Things are relatively fabulous. It's better than even I thought it would be, living with Lily again. I'll admit, my mother's well meant poison worried me at first. But if I hadn't thought things would be good, I wouldn't have initiated the move. End of sentence.
Life in the hood is hilarious. (For those few not in the know, we found a small cottage-y house in the ghetto and promptly pounced on it in early june.) Like clockwork small, sinewy black men make their bi-hourly pilgrimage to the decrepit corner store and come back clutching brown paper shrouded bottles like they've found the grail. Anthony keeps asking me to sleep with him (thick white girls being highly en vogue on this block) and being offended not that I say no, but that I frequently have male friends over. "I bet you let them ride," he groans, already wringing his hands and shooting lusty glances not at me, but towards the corner store before offering to pick me up a beer.
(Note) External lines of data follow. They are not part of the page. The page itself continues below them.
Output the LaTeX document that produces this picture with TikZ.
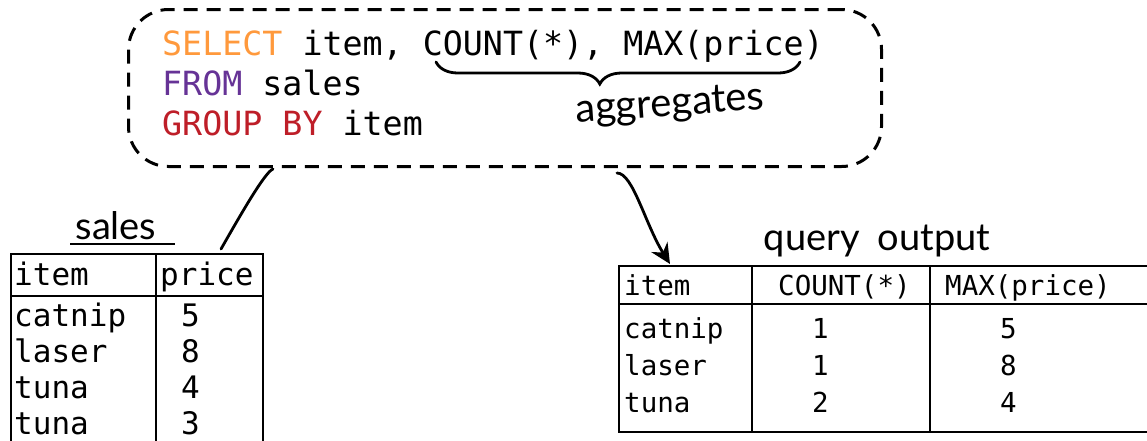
\documentclass[tikz,border=0pt]{standalone}
\usepackage{fontspec}
\setmonofont{DejaVu Sans Mono}
\newfontfamily\handfont{Lato}
\usetikzlibrary{decorations.pathreplacing,arrows.meta,calc}
\definecolor{sqlorange}{RGB}{255,153,60}
\definecolor{sqlpurple}{RGB}{102,51,150}
\definecolor{sqlred}{RGB}{190,30,40}
\tikzset{
  code/.style={anchor=base west,inner sep=0pt,font=\ttfamily\fontsize{33.3}{40}\selectfont},
  cellA/.style={anchor=base west,inner sep=0pt,font=\ttfamily\fontsize{31}{36}\selectfont},
  cellB/.style={anchor=base west,inner sep=0pt,font=\ttfamily\fontsize{27.5}{32}\selectfont},
  hand/.style={inner sep=0pt,font=\handfont\fontsize{38}{38}\selectfont},
  tbl/.style={draw,line width=2pt,anchor=north west,inner sep=0pt},
  rule/.style={line width=2pt},
  conn/.style={line width=2.8pt,line cap=round},
  dashbox/.style={draw,line width=3pt,dash pattern=on 14pt off 9pt,rounded corners=40pt,anchor=north west,inner sep=0pt}
}
\begin{document}
\begin{tikzpicture}[x=1pt,y=-1pt]
\useasboundingbox (0,0) rectangle (1147,440);
% query box
\node[dashbox,minimum width=753pt,minimum height=157pt] (box) at (127,8) {};
\node[code] (l1) at (162,55) {\textcolor{sqlorange}{SELECT} item, COUNT(*), MAX(price)};
\node[code] (l2) at (162,95) {\textcolor{sqlpurple}{FROM} sales};
\node[code] (l3) at (162,135) {\textcolor{sqlred}{GROUP BY} item};
\draw[conn,decorate,decoration={brace,mirror,amplitude=22pt,aspect=0.45}] (436,62) -- (800,62);
\node[hand,rotate=4,font=\handfont\fontsize{40}{40}\selectfont] (agg) at (670,106) {aggregates};
% sales table
\node[hand] (saleslab) at (116,226) {sales};
\draw[rule] (70,244) -- (175,244);
\node[tbl,minimum width=252pt,minimum height=220pt] (sales) at (10,253) {};
\draw[rule] ([xshift=146pt]sales.north west) -- ([xshift=146pt]sales.south west);
\draw[rule] ([yshift=-43pt]sales.north west) -- ([yshift=-43pt]sales.north east);
\node[cellA] (sh1) at (14,285) {item};
\node[cellA] (sh2) at (160,285) {price};
\node[cellA] (sa1) at (14,326) {catnip};
\node[cellA] (sa2) at (14,362) {laser};
\node[cellA] (sa3) at (14,398) {tuna};
\node[cellA] (sa4) at (14,434) {tuna};
\node[cellA] (sb1) at (181,326) {5};
\node[cellA] (sb2) at (181,362) {8};
\node[cellA] (sb3) at (181,398) {4};
\node[cellA] (sb4) at (181,434) {3};
% output table
\node[hand] (outlab) at (877,241) {query\hspace{18pt}output};
\node[tbl,minimum width=560pt,minimum height=166pt] (out) at (618,265) {};
\draw[rule] ([xshift=134pt]out.north west) -- ([xshift=134pt]out.south west);
\draw[rule] ([xshift=312pt]out.north west) -- ([xshift=312pt]out.south west);
\draw[rule] ([yshift=-39pt]out.north west) -- ([yshift=-39pt]out.north east);
\node[cellB] (oh1) at (624,295) {item};
\node[cellB] (oh2) at (778,295) {COUNT(*)};
\node[cellB] (oh3) at (945,295) {MAX(price)};
\node[cellB] (oa1) at (624,338) {catnip};
\node[cellB] (oa2) at (624,375) {laser};
\node[cellB] (oa3) at (624,412) {tuna};
\node[cellB] (ob1) at (812,338) {1};
\node[cellB] (ob2) at (812,375) {1};
\node[cellB] (ob3) at (812,412) {2};
\node[cellB] (oc1) at (1000,338) {5};
\node[cellB] (oc2) at (1000,375) {8};
\node[cellB] (oc3) at (1000,412) {4};
% connectors
\draw[conn] ([xshift=146pt,yshift=-1pt]box.south west) .. controls +(-8,3) and +(20,-35) .. ([xshift=-43pt,yshift=4pt]sales.north east);
\draw[conn,-{Stealth[length=20pt,width=19pt]}] ([xshift=490pt,yshift=-5pt]box.south west) .. controls +(16,0) and +(-25,-40) .. ([xshift=52pt,yshift=1pt]out.north west);
\end{tikzpicture}
\end{document}
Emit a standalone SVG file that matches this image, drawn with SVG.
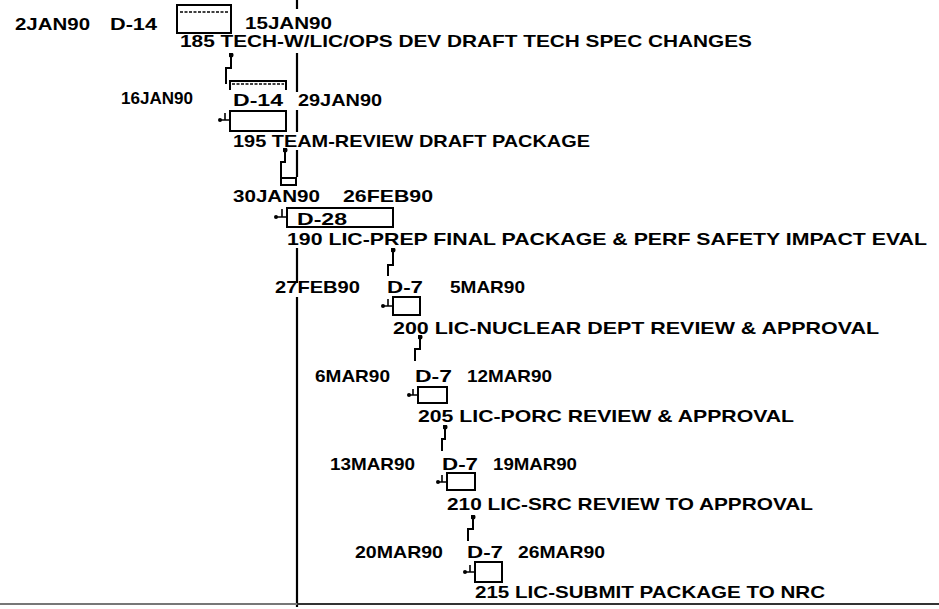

One of the highlights was waking up to a finished forty in the yard and a small, neatly cleaned pile of chicken bones on our porch railing. What can I say, it is a very fine front porch. Another was Phil buying a probably hot boombox off one of the wandering salesmen late one Saturday when we'd all drunk enough to lose whatever sense we had. "He gets a fix and I get a radio for the work truck," he protested, trying out the CD player in a kitchen that still has moving boxes tucked inconspicuously under the table.
There's still room for improvement: missing is my washer and the dryer we've yet to purchase, shelving for the wash room, cable television, a mop, a runner for the hallway, a kitchen trashcan, and the boy. I refuse to worry about any of it at this point, and will let things settle in naturally as they may.
It's like I would tell myself, should I happen upon myself; "Don't worry, everything is going to work out just fine." I'd mean it, too.